When I was at the RAM (studying singing) in the 1960s, my piano teacher came out with what seemed a strange statement. He said "The ear hears things faster than the hand plays them".
I was a very argumentative young lady, so I said "that's not possible, surely you mean the ear *seems* to hear things faster than the hand plays them? N, he was adamant, and repeated it again slowly, and showed me what he meant. I was rushing some short semiquaver passages, probably little turns or other ornaments, so as to fit them in the time allowed. The result was that they were smudgy. He showed me how I could put my brain into slow motion for a moment and play the pattern quite clearly and neatly, and it would still come out in time. It felt slower, but it sounded just as quick.
I've been thnking a lot about this recently, and in addition to Fred (you'll have to search for that one, it'll take too long to explain now) Mr Palmer is also turning up in my piano lessons with increasing frequency, to good effect.

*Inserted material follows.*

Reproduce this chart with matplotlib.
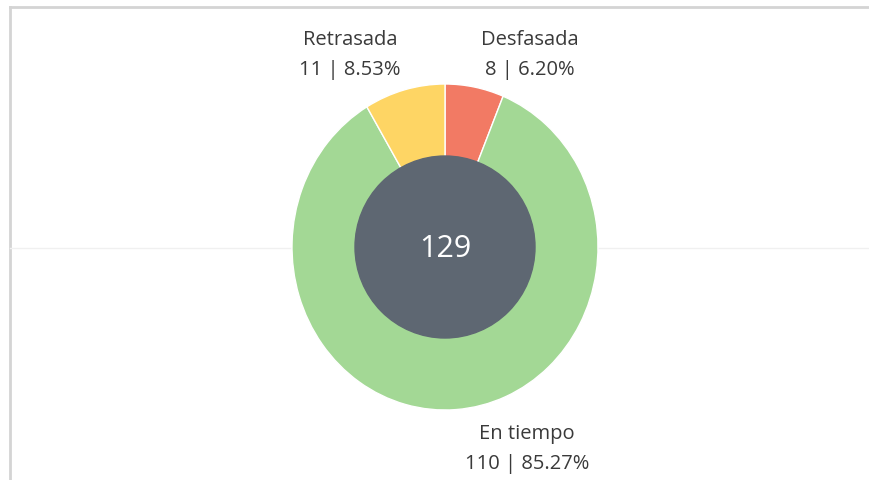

Is there aa better way of expressing what he was saying, that would make sense to my child pupils? I do tend just to go into Mr Pal;emer voice, which was slow and lugubrious.
I do sometimes say when kids are rushing through a passage with no real regard for the beat, that they're confusing velocity with vitality. Inevitably they reply "wha' ?" so they learn two new words as well as some musicianship!